● **YOUR GOAL**
Retype, please, the listing from its opening line through the line that contains "(7,12) rectangle (1206,1122);", both included, without the pictures.

● **MATERIAL**
_ _ _ _ _ _ _
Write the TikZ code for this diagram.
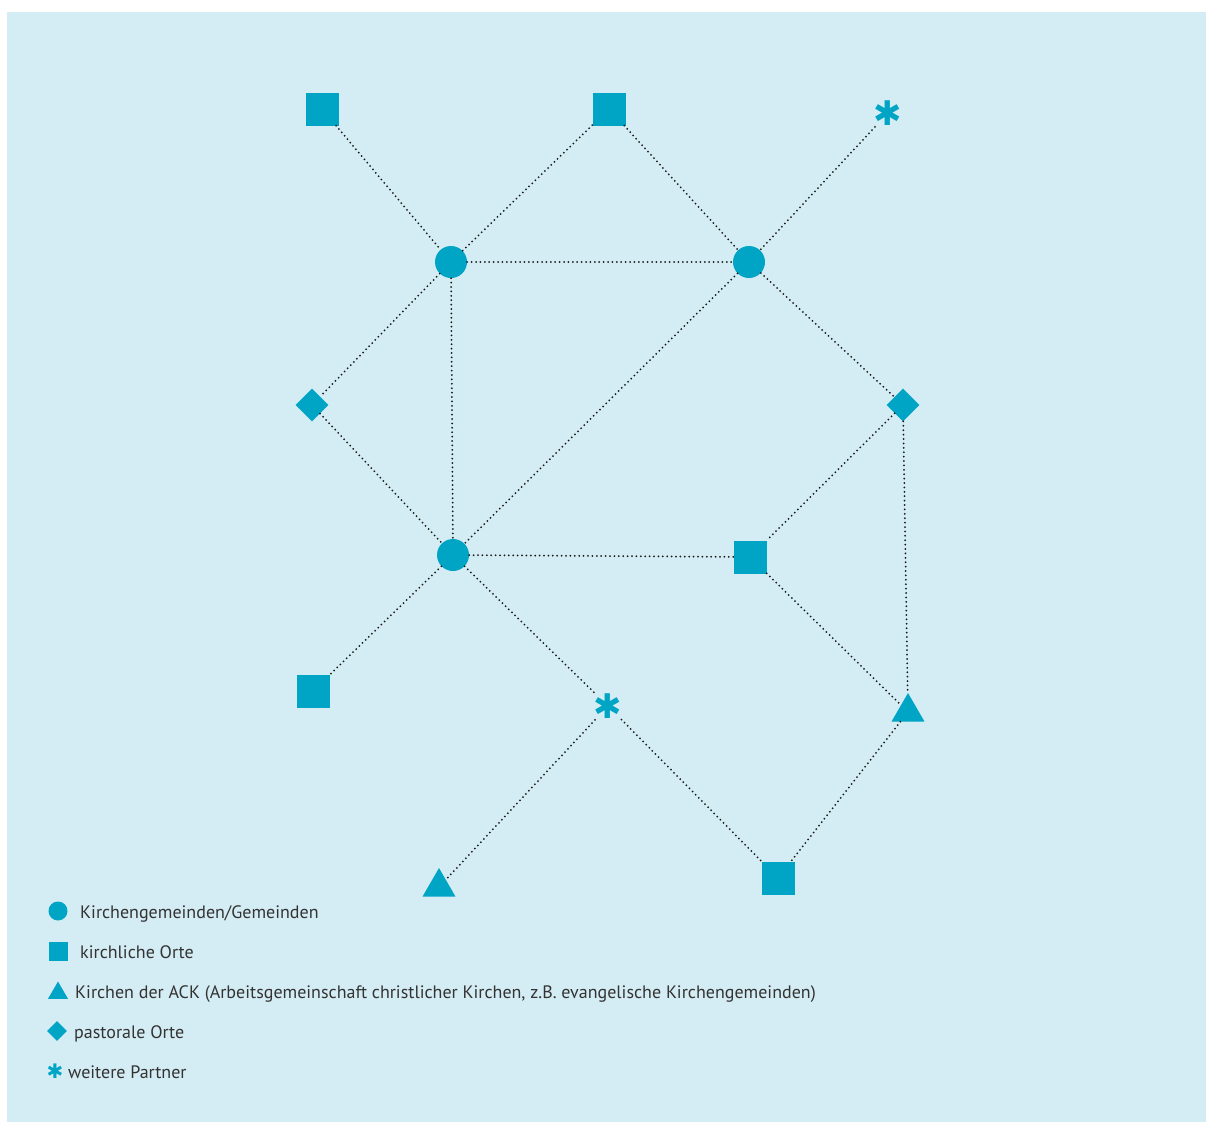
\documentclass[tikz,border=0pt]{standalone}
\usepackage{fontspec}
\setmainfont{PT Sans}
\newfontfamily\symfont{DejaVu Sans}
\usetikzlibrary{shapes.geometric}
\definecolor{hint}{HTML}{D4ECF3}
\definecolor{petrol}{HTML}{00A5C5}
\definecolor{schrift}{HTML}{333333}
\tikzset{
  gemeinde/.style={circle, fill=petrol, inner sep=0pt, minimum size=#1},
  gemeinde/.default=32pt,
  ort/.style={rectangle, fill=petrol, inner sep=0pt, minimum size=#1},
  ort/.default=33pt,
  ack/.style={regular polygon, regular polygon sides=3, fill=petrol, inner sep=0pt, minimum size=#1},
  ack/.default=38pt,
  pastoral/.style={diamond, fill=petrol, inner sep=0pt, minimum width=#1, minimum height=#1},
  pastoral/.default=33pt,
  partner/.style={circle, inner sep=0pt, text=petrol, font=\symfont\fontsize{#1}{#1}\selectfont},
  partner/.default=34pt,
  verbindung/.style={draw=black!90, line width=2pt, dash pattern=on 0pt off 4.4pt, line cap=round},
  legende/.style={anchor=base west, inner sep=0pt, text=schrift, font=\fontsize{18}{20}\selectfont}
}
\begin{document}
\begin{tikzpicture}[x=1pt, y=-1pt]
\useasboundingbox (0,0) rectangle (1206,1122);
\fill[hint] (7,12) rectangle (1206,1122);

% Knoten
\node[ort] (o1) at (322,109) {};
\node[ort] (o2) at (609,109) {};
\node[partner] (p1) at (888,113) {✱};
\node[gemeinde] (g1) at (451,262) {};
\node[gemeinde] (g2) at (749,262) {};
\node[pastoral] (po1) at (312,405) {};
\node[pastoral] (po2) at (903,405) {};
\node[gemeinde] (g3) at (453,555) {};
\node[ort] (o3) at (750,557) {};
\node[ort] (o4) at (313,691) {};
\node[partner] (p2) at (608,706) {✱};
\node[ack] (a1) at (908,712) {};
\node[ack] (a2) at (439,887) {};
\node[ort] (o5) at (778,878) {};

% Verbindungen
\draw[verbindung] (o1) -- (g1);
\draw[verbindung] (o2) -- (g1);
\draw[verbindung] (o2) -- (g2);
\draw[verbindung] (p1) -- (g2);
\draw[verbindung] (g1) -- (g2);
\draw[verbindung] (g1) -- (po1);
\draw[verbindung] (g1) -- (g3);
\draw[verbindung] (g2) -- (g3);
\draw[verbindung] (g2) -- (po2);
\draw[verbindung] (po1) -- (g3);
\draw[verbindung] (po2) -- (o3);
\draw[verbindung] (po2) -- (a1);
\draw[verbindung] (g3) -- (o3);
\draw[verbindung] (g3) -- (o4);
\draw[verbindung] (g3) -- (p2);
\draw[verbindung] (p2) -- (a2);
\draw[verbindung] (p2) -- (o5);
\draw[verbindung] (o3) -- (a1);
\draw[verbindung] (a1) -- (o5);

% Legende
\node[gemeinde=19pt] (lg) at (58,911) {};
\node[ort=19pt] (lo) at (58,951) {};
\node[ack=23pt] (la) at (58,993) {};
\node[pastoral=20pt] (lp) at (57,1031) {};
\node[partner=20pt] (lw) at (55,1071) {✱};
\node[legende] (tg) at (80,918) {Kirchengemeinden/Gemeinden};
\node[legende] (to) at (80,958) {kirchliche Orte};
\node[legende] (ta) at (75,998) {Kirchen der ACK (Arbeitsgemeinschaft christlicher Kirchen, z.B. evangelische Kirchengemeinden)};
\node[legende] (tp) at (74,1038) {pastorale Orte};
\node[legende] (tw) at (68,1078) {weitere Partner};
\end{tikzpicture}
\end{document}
_ _ _ _ _ _ _
● **REPLY**
Write the TikZ code for this diagram.
\documentclass[tikz,border=0pt]{standalone}
\usepackage{fontspec}
\setmainfont{PT Sans}
\newfontfamily\symfont{DejaVu Sans}
\usetikzlibrary{shapes.geometric}
\definecolor{hint}{HTML}{D4ECF3}
\definecolor{petrol}{HTML}{00A5C5}
\definecolor{schrift}{HTML}{333333}
\tikzset{
  gemeinde/.style={circle, fill=petrol, inner sep=0pt, minimum size=#1},
  gemeinde/.default=32pt,
  ort/.style={rectangle, fill=petrol, inner sep=0pt, minimum size=#1},
  ort/.default=33pt,
  ack/.style={regular polygon, regular polygon sides=3, fill=petrol, inner sep=0pt, minimum size=#1},
  ack/.default=38pt,
  pastoral/.style={diamond, fill=petrol, inner sep=0pt, minimum width=#1, minimum height=#1},
  pastoral/.default=33pt,
  partner/.style={circle, inner sep=0pt, text=petrol, font=\symfont\fontsize{#1}{#1}\selectfont},
  partner/.default=34pt,
  verbindung/.style={draw=black!90, line width=2pt, dash pattern=on 0pt off 4.4pt, line cap=round},
  legende/.style={anchor=base west, inner sep=0pt, text=schrift, font=\fontsize{18}{20}\selectfont}
}
\begin{document}
\begin{tikzpicture}[x=1pt, y=-1pt]
\useasboundingbox (0,0) rectangle (1206,1122);
\fill[hint] (7,12) rectangle (1206,1122);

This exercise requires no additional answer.